Entre muchos elementos notables en Lazzaro feliz (Lazzaro felice, 2018), la nueva película de la italiana Alice Rohrwacher, quizá lo más genuino —y a la vez lo más increíble— sea la expresión inmortal de su protagonista. Durante el metraje, y más allá de él, la gentileza de Lazzaro (Adriano Tardiolo) es inexplicable, invencible y quizás inolvidable. Al principio lo conocemos como un joven trabajador de una hacienda tabacalera en lo que parecen mediados del siglo XX. Menos que un siervo, Lazzaro es una bestia de carga que con sus ojos grandes e impolutos lo absorbe todo: el amor y el abuso se le aparecen de frente y él no se inmuta, no juzga, pero está siempre decidido a obedecer y a ayudar. Hacia el final de la película será mucho más. Será el idiota de Dostoievski trabajando en el campo; el San Francisco de Rossellini que eventualmente se muda a la ciudad, y el burrito Baltasar de Bresson hecho humano. En una palabra: un santo, y uno sin pecado ni tentación sino infinitamente abierto a la bondad.

Por supuesto, Rohrwacher no aspira a la verosimilitud sino a cumplirnos un deseo universal: el de conocer a una persona enteramente buena. Alrededor de Lazzaro encontramos caricaturas, como sus colegas, exagerados en su ignorancia y su vulnerabilidad, o como la marquesa y su familia, que explotan a los trabajadores con desenfreno y llegan a decir cosas tan inquietantes como que no hay diferencia entre humanos y bestias. Los bordes redondeados y sucios del cuadro que nos presenta la historia de Lazzaro nos sugieren la nostalgia de una filmación familiar, pero el sonido de un viento soplado no por las corrientes sino por unas bocas invisibles termina por desterrar la realidad. Todas estas decisiones le dan un inesperado volumen al estilo de la película, que comienza, aparentemente, como un retrato afectuoso de la vida en los campos italianos, sin embargo pronto notamos que la ropa de los personajes no cambia y, cuando un falso secuestro sale mal, un milagro le dará sentido al nombre del protagonista.

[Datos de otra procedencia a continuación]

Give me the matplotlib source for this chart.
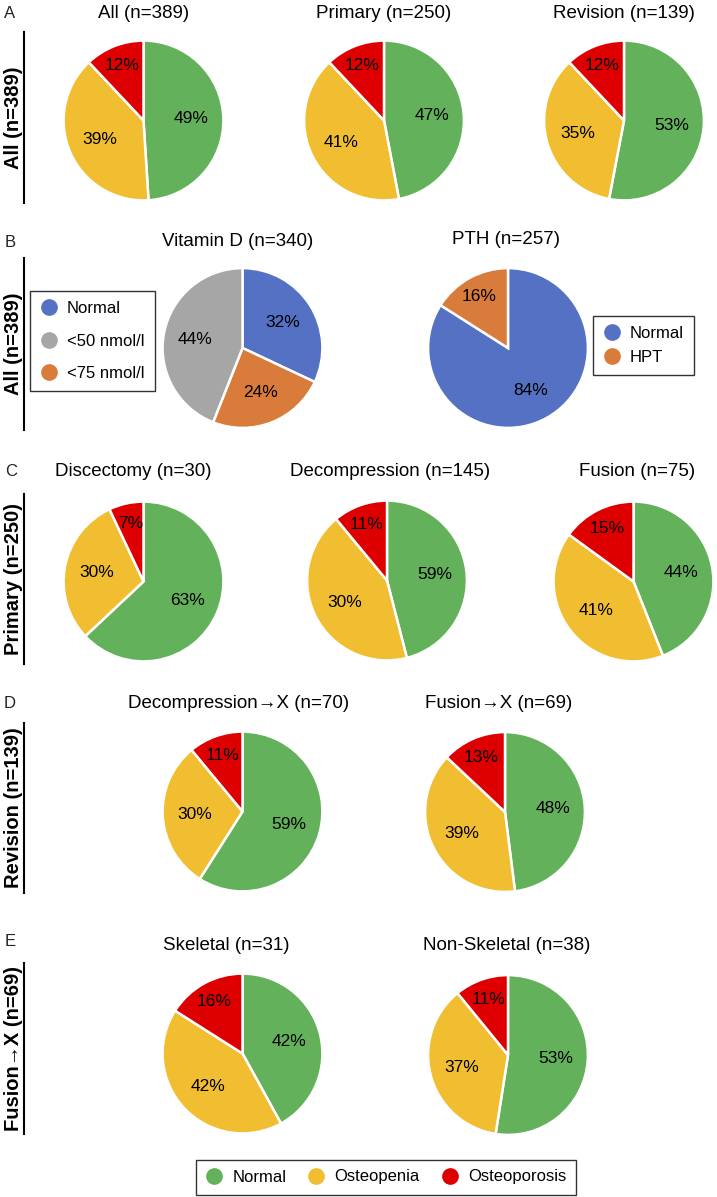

Tras caer por un risco, Lazzaro es descubierto por un lobo que lo olfatea y se va. El muchacho se levanta y anda hacia la hacienda para descubrir que ya no queda nadie. Mientras dormía —¿moría?—, la policía clausura el lugar porque, resulta, no se trataba de un latifundio en el siglo XX, como ya lo sugería la presencia de anticuados teléfonos celulares, sino de la esclavitud en el XXI. El retorno de por sí milagroso se hará bíblico cuando Lazzaro descubra que durmió durante años y que la diminuta Italia que conoció es más grande y más fea de lo que pudo haber imaginado. En busca de la población más cercana, Lazzaro llega caminando a lo que parece Milán y ahí descubre un mundo decadente de pillaje y engaño. Rohrwacher da entonces un giro a la estética con la que comenzó y los colores se orientan a lo grisáceo, mientras que la periferia urbana remite a la que capturaron Rossellini y Pasolini en películas como Europa ’51 (1952) y Mamma Roma (1962).

Quizás arruinaría la película hablar del resto de la trama pero me parece importante resaltar el contraste entre la alegría bucólica y la miseria en la ciudad. Rohrwacher parece decidida a compararlos no para crear una fábula moralina sino para revelar la complejidad de un sistema de opresión reemplazado por otro. En la ciudad Lazzaro se encuentra con viejos conocidos que de plano extrañan la hacienda. Los colores y la diferencia entre las apariciones del lobo místico nos dicen mucho, pero al final Lazzaro feliz no aspira a decir ni a contar sino a revelar. Así como João Pedro Rodrigues representó las contradicciones y misterios de la revelación en El ornitólogo (O ornitólogo, 2016), Rohrwacher busca transmitir la extraña experiencia del milagro sin intentar comprenderla —¿cómo o para qué?— mientras denuncia la explotación y la acción a medias para terminarla.

Sin ser la culminación de la gran tradición de representaciones místicas —a la historia del cine le quedan otras en el futuro—, Lazzaro feliz es una de las mayores y nos ofrece un rostro quizás equiparable al de Maria Falconetti en La pasión de Juana de Arco (La passion de Jeanne d’Arc, 1928) para recordarla siempre. Un plano del protagonista afiebrado nos evoca la obra maestra de Dreyer, y si bien la cinta de Rohrwacher es muy distinta de ella, al menos la mirada de Lazzaro iguala su efecto.